**Dataset records:**
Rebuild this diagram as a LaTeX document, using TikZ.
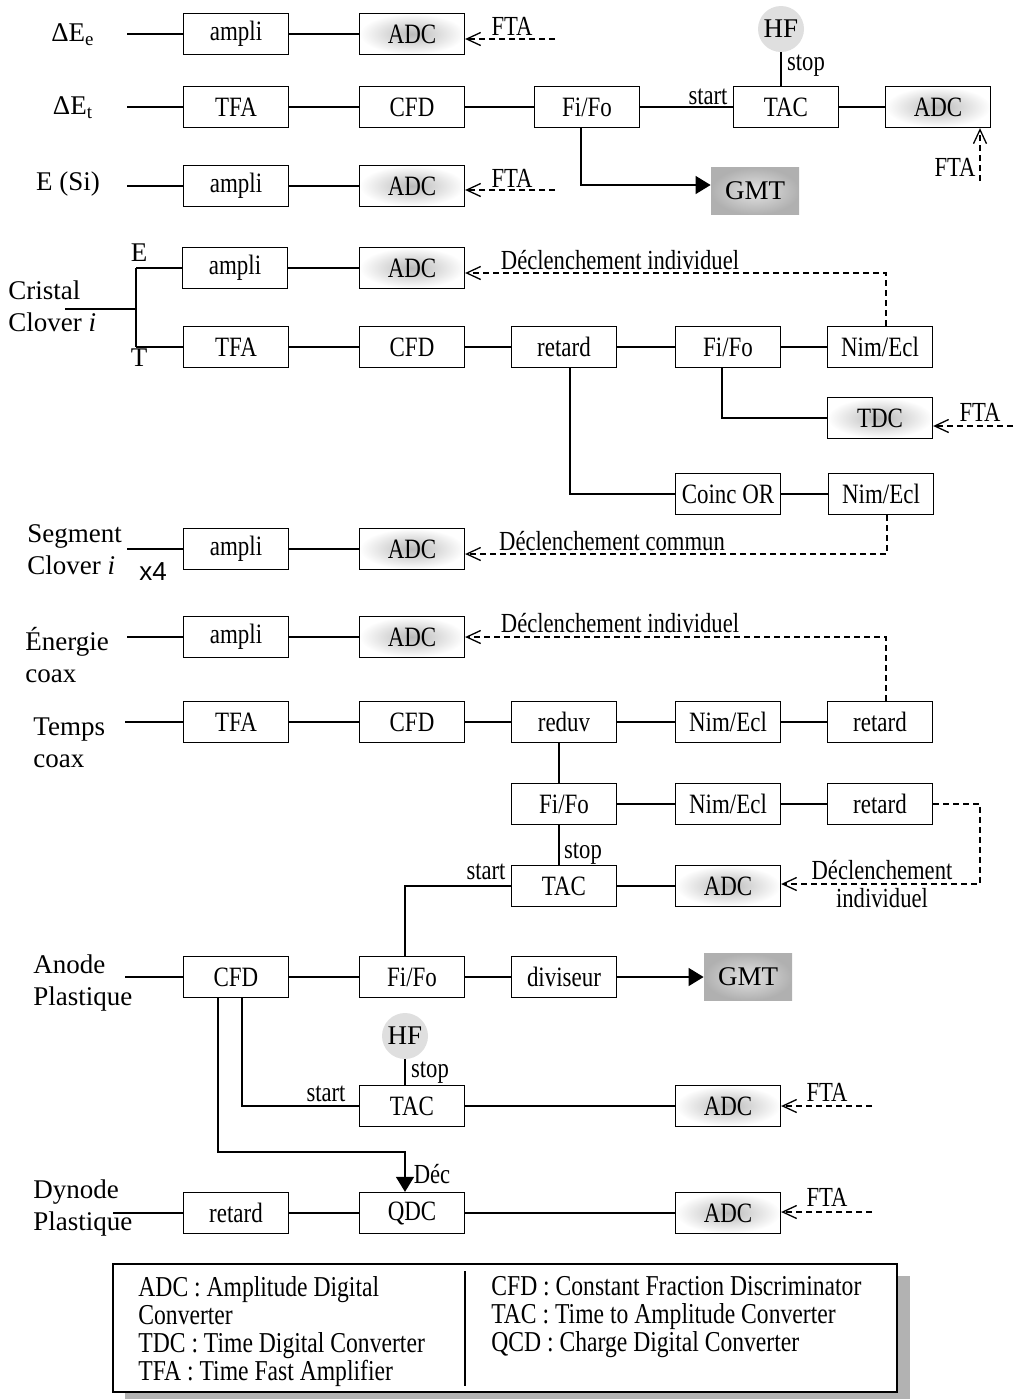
\documentclass[tikz,border=0pt]{standalone}
\usepackage{fontspec}
\setmainfont{Liberation Serif}[FakeStretch=0.82]
\newfontfamily\lblfont{Liberation Serif}
\newfontfamily\xfont{Liberation Sans}
\usetikzlibrary{arrows.meta}
\tikzset{
	blk/.style={draw, line width=0.65pt, minimum width=52.5pt, minimum height=20.5pt, inner sep=0pt, font=\fontsize{14}{15}\selectfont},
	adcbox/.style={blk, inner color=gray!55, outer color=white},
	gmtbox/.style={minimum width=44pt, minimum height=23.5pt, inner color=gray!22, outer color=gray!62, font=\lblfont\fontsize{13.5}{16}\selectfont},
	hfdot/.style={circle, fill=gray!25, minimum size=23pt, inner sep=0pt, font=\lblfont\fontsize{13.5}{16}\selectfont},
	lbl/.style={font=\lblfont\fontsize{13.5}{16}\selectfont, align=left, inner sep=0pt},
	tag/.style={font=\fontsize{13.8}{14}\selectfont, inner sep=0pt},
	keytext/.style={anchor=north west, align=left, inner sep=0pt, font=\fontsize{14.4}{14}\selectfont},
	wire/.style={line width=0.65pt},
	trig/.style={wire, dash pattern=on 3pt off 2pt, -{Straight Barb[length=7pt,width=6.5pt]}},
	feed/.style={wire, -{Triangle[length=7.5pt,width=9pt]}}
}
\begin{document}
\begin{tikzpicture}[x=0.5pt, y=-0.5pt]
	\useasboundingbox (0,0) rectangle (1016,1399);

	\node[lbl] (lDEe) at (73,35) {ΔE\textsubscript{e}};
	\node[lbl] (lDEt) at (73,108) {ΔE\textsubscript{t}};
	\node[lbl] (lESi) at (68,184) {E (Si)};
	\coordinate (in1) at (127,34);
	\coordinate (in2) at (127,107);
	\coordinate (in3) at (127,186);
	\node[blk] (amp1) at (236,34) {ampli};
	\node[adcbox] (adc1) at (412,34) {ADC};
	\node[blk] (tfa2) at (236,107) {TFA};
	\node[blk] (cfd2) at (412,107) {CFD};
	\node[blk] (fifo2) at (587,107) {Fi/Fo};
	\node[blk] (tac2) at (786,107) {TAC};
	\node[adcbox] (adc2) at (938,107) {ADC};
	\node[hfdot] (hf1) at (781,29) {HF};
	\node[gmtbox] (gmt1) at (755,191) {GMT};
	\node[blk] (amp3) at (236,186) {ampli};
	\node[adcbox] (adc3) at (412,186) {ADC};
	\coordinate (fta1) at (555,39);
	\coordinate (fta2) at (980,181);
	\coordinate (fta3) at (555,190);
	\node[tag] (tFta1) at (512,26) {FTA};
	\node[tag] (tFta2) at (955,167) {FTA};
	\node[tag] (tFta3) at (512,178) {FTA};
	\node[tag] (tStart2) at (708,97) {start};
	\node[tag] (tStop2) at (806,66) {stop};
	\draw[wire] (in1) -- (amp1) -- (adc1);
	\draw[wire] (in2) -- (tfa2) -- (cfd2) -- (fifo2) -- (tac2) -- (adc2);
	\draw[wire] (in3) -- (amp3) -- (adc3);
	\draw[wire] (hf1) -- (hf1 |- tac2.north);
	\draw[feed] ([xshift=-3pt]fifo2.south) |- ([yshift=3pt]gmt1.west);
	\draw[trig] (fta1) -- (fta1 -| adc1.east);
	\draw[trig] (fta3) -- (fta3 -| adc3.east);
	\draw[trig] (fta2) -- (fta2 |- adc2.south);

	\node[lbl, anchor=west] (lCris) at (8,306) {Cristal\\Clover \textit{i}};
	\node[lbl] (lE) at (139,253) {E};
	\node[lbl] (lT) at (139,358) {T};
	\coordinate (in4) at (65,309);
	\coordinate (br4) at (136,309);
	\coordinate (brE) at (136,268);
	\coordinate (brT) at (136,347);
	\node[blk] (ampE) at (235,268) {ampli};
	\node[adcbox] (adcE) at (412,268) {ADC};
	\node[blk] (tfaT) at (236,347) {TFA};
	\node[blk] (cfdT) at (412,347) {CFD};
	\node[blk] (retT) at (564,347) {retard};
	\node[blk] (fifoT) at (728,347) {Fi/Fo};
	\node[blk] (nimT) at (880,347) {Nim/Ecl};
	\node[adcbox] (tdc) at (880,418) {TDC};
	\node[blk] (coinc) at (728,494) {Coinc OR};
	\node[blk] (nimC) at (881,494) {Nim/Ecl};
	\coordinate (fta4) at (1013,426);
	\node[tag] (tFta4) at (980,412) {FTA};
	\node[tag] (tDecl1) at (620,260) {Déclenchement individuel};
	\draw[wire] (in4) -- (br4);
	\draw[wire] (brE) -- (brT);
	\draw[wire] (brE) -- (ampE) -- (adcE);
	\draw[wire] (brT) -- (tfaT) -- (cfdT) -- (retT) -- (fifoT) -- (nimT);
	\draw[wire] ([xshift=-3pt]fifoT.south) |- (tdc);
	\draw[wire] ([xshift=3pt]retT.south) |- (coinc);
	\draw[wire] (coinc) -- (nimC);
	\draw[trig] (fta4) -- (fta4 -| tdc.east);
	\draw[trig] ([xshift=3pt]nimT.north) |- ([yshift=-2.5pt]adcE.east);

	\node[lbl, anchor=west] (lSeg) at (27,550) {Segment\\Clover \textit{i}};
	\node[font=\xfont\fontsize{13}{15}\selectfont, inner sep=0pt] (lX4) at (153,572) {x4};
	\coordinate (in5) at (127,549);
	\node[blk] (ampS) at (236,549) {ampli};
	\node[adcbox] (adcS) at (412,549) {ADC};
	\node[tag] (tDecl2) at (612,541) {Déclenchement commun};
	\draw[wire] (in5) -- (ampS) -- (adcS);
	\draw[trig] ([xshift=3pt]nimC.south) |- ([yshift=-2.5pt]adcS.east);

	\node[lbl, anchor=west] (lEn) at (25,655) {Énergie\\coax};
	\node[lbl, anchor=west] (lTmp) at (33,743) {Temps\\coax};
	\coordinate (in6) at (127,637);
	\coordinate (in7) at (125,722);
	\node[blk] (ampEn) at (236,637) {ampli};
	\node[adcbox] (adcEn) at (412,637) {ADC};
	\node[blk] (tfa7) at (236,722) {TFA};
	\node[blk] (cfd7) at (412,722) {CFD};
	\node[blk] (red7) at (564,722) {reduv};
	\node[blk] (nim7) at (728,722) {Nim/Ecl};
	\node[blk] (ret7) at (880,722) {retard};
	\node[blk] (fifo8) at (564,804) {Fi/Fo};
	\node[blk] (nim8) at (728,804) {Nim/Ecl};
	\node[blk] (ret8) at (880,804) {retard};
	\node[blk] (tac9) at (564,886) {TAC};
	\node[adcbox] (adc9) at (728,886) {ADC};
	\coordinate (turn9) at (980,884);
	\node[tag] (tDecl3) at (620,623) {Déclenchement individuel};
	\node[tag, align=center] (tDecl4) at (882,884) {Déclenchement\\individuel};
	\node[tag] (tStop9) at (583,854) {stop};
	\node[tag] (tStart9) at (486,872) {start};
	\draw[wire] (in6) -- (ampEn) -- (adcEn);
	\draw[wire] (in7) -- (tfa7) -- (cfd7) -- (red7) -- (nim7) -- (ret7);
	\draw[wire] (fifo8) -- (nim8) -- (ret8);
	\draw[wire] ([xshift=-2.5pt]red7.south) -- ([xshift=-2.5pt]fifo8.north);
	\draw[wire] ([xshift=-2.5pt]fifo8.south) -- ([xshift=-2.5pt]tac9.north);
	\draw[wire] (tac9) -- (adc9);
	\draw[trig] ([xshift=3pt]ret7.north) |- (adcEn.east);
	\draw[trig] (ret8.east) -- (ret8.east -| turn9) -- (turn9) -- (turn9 -| adc9.east);

	\node[lbl, anchor=west] (lAn) at (33,983) {Anode\\Plastique};
	\coordinate (in10) at (125,977);
	\node[blk] (cfd10) at (236,977) {CFD};
	\node[blk] (fifo10) at (412,977) {Fi/Fo};
	\node[blk] (div10) at (564,977) {diviseur};
	\node[gmtbox] (gmt2) at (748,977) {GMT};
	\node[hfdot] (hf2) at (405,1036) {HF};
	\node[blk] (tac11) at (412,1106) {TAC};
	\node[adcbox] (adc11) at (728,1106) {ADC};
	\coordinate (fta11) at (872,1106);
	\coordinate (bend12) at (405,1152);
	\node[tag] (tStop11) at (430,1073) {stop};
	\node[tag] (tStart11) at (326,1094) {start};
	\node[tag] (tFta11) at (827,1092) {FTA};
	\node[tag] (tDec) at (432,1174) {Déc};
	\draw[wire] (in10) -- (cfd10) -- (fifo10) -- (div10);
	\draw[feed] (div10) -- (gmt2);
	\draw[wire] (tac9.west) -| ([xshift=-3.5pt]fifo10.north);
	\draw[wire] (hf2) -- (hf2 |- tac11.north);
	\draw[wire] ([xshift=3pt]cfd10.south) |- (tac11.west);
	\draw[wire] (tac11) -- (adc11);
	\draw[trig] (fta11) -- (fta11 -| adc11.east);

	\node[lbl, anchor=west] (lDyn) at (33,1208) {Dynode\\Plastique};
	\coordinate (in12) at (113,1213);
	\node[blk] (ret12) at (236,1213) {retard};
	\node[blk] (qdc12) at (412,1213) {QDC};
	\node[adcbox] (adc12) at (728,1213) {ADC};
	\coordinate (fta12) at (872,1212);
	\node[tag] (tFta12) at (827,1197) {FTA};
	\draw[wire] (in12) -- (ret12) -- (qdc12) -- (adc12);
	\draw[feed] ([xshift=-9pt]cfd10.south) |- (bend12) -- (bend12 |- qdc12.north);
	\draw[trig] (fta12) -- (fta12 -| adc12.east);

	\fill[gray!60] (125,1276) rectangle (910,1399);
	\draw[wire, fill=white] (113,1264) rectangle (897,1392);
	\draw[wire] (465,1271) -- (465,1386);
	\node[keytext] (key1) at (138,1276)
		{ADC : Amplitude Digital\\Converter\\TDC : Time Digital Converter\\TFA : Time Fast Amplifier};
	\node[keytext] (key2) at (491,1276)
		{CFD : Constant Fraction Discriminator\\TAC : Time to Amplitude Converter\\QCD : Charge Digital Converter};
\end{tikzpicture}
\end{document}
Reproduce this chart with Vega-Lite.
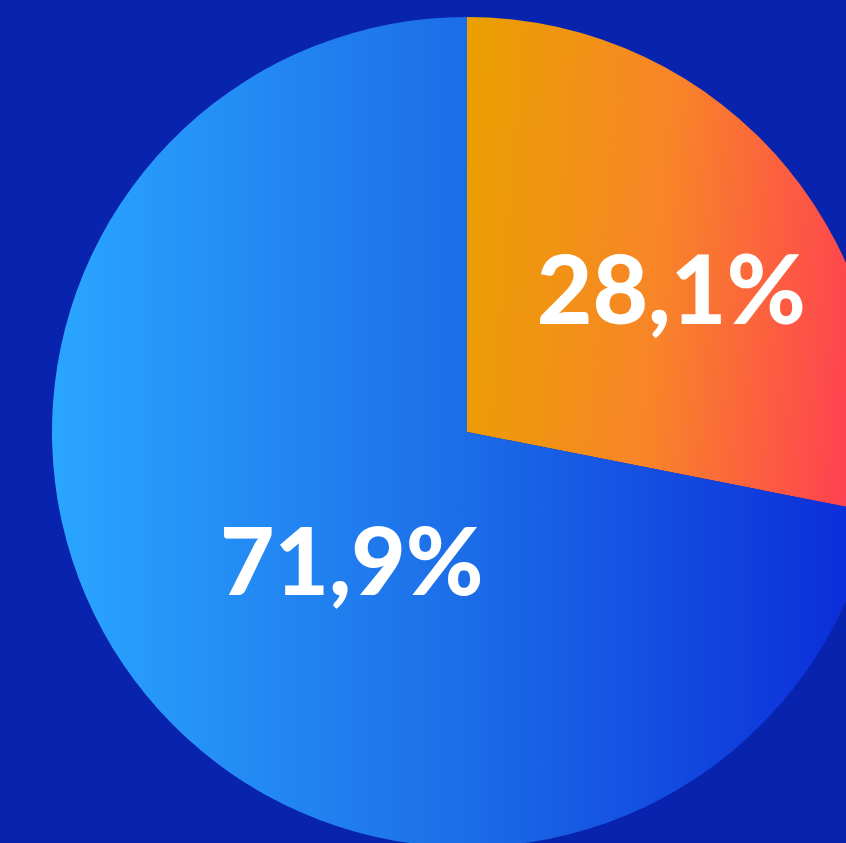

**Your goal:** Return from the data every line that holds "this".

**Answer to the task:**
Rebuild this diagram as a LaTeX document, using TikZ.
Reproduce this chart with Vega-Lite.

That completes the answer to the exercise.